A ce titre, l’exemple des avis consultatifs du Parlement européen dans le cadre de la procédure législative est particulièrement parlant. On sait en effet que la procédure de consultation permet au Conseil d’adopter des actes sur simple consultation du Parlement qui peut approuver, rejeter ou proposer des amendements. Même si l’avis qu’il rend n’est pas contraignant, la consultation du Parlement est obligatoire. S’est donc posée la question de savoir ce que pouvait faire le Conseil en cas de silence gardé par le Parlement : le Conseil était-il en droit d’adopter l’acte sans attendre l’avis du Parlement ? La Cour de justice a répondu par l’affirmative à cette question.

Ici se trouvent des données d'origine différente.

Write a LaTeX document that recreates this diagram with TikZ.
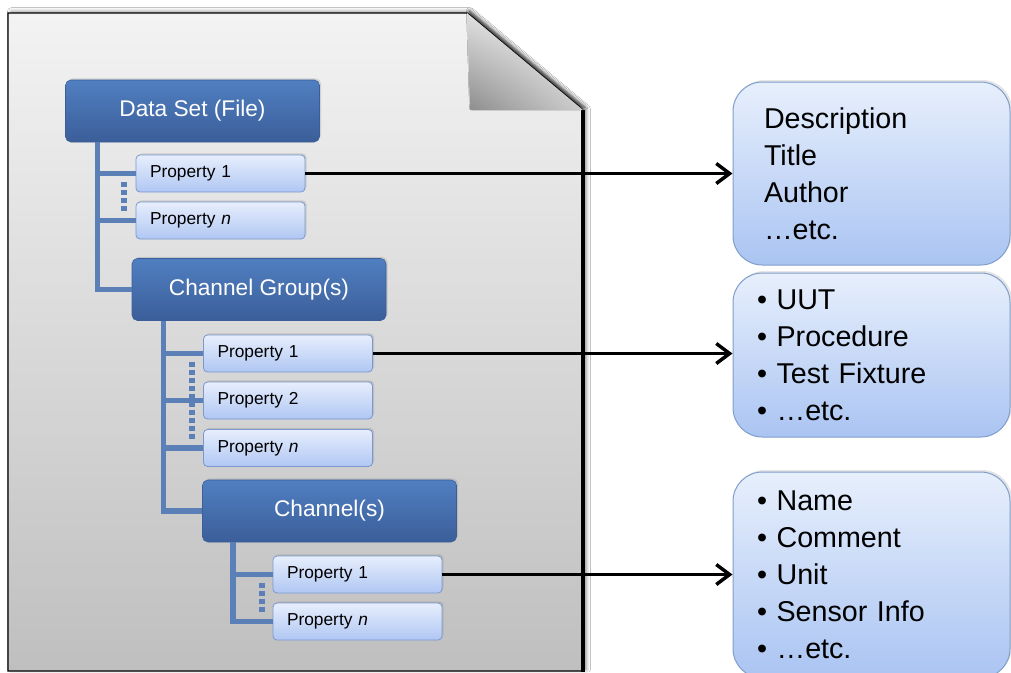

Considérant que le Parlement était tenu d’une obligation de coopération loyale vis-à-vis du Conseil, elle a autorisé ce dernier à adopter l’acte lorsque le Parlement retarde sans raison particulière le processus décisionnel (CJCE, 30 mars 1995, Parlement européen c/ Cons.).

Aujourd’hui, l’obligation de coopération loyale entre institutions de l’Union est consacrée par le traité de Lisbonne, mais dissociée de la coopération loyale classique puisqu’elle figure à l’article 13 § 2 TUE, selon lequel « les institutions pratiquent entre elles une coopération loyale ».

En vertu de cette obligation de coopération loyale, les institutions de l’Union doivent faire preuve de loyauté dans leurs relations réciproques. Ainsi, s’il appartient bien à la Commission de représenter l’Union devant certaines instances internationales, il reste qu’en vertu du principe de coopération loyale elle se doit non seulement de faire connaître au Conseil les positions qu’elle se propose de défendre mais aussi de le consulter (CJUE, 6 oct. 2015, Cons. c/ Comm.). De même, la Commission, qui possède l’initiative législative, est en droit de retirer ses propositions sans remettre en cause la coopération loyale qu’elle doit au Parlement européen et au Conseil, dès lors qu’elle a clairement indiqué qu’au-delà d’un certain seuil de modification de son texte, elle n’accepterait plus d’en assurer la paternité (CJUE, 14 avr. 2015, Cons. c/ Comm.).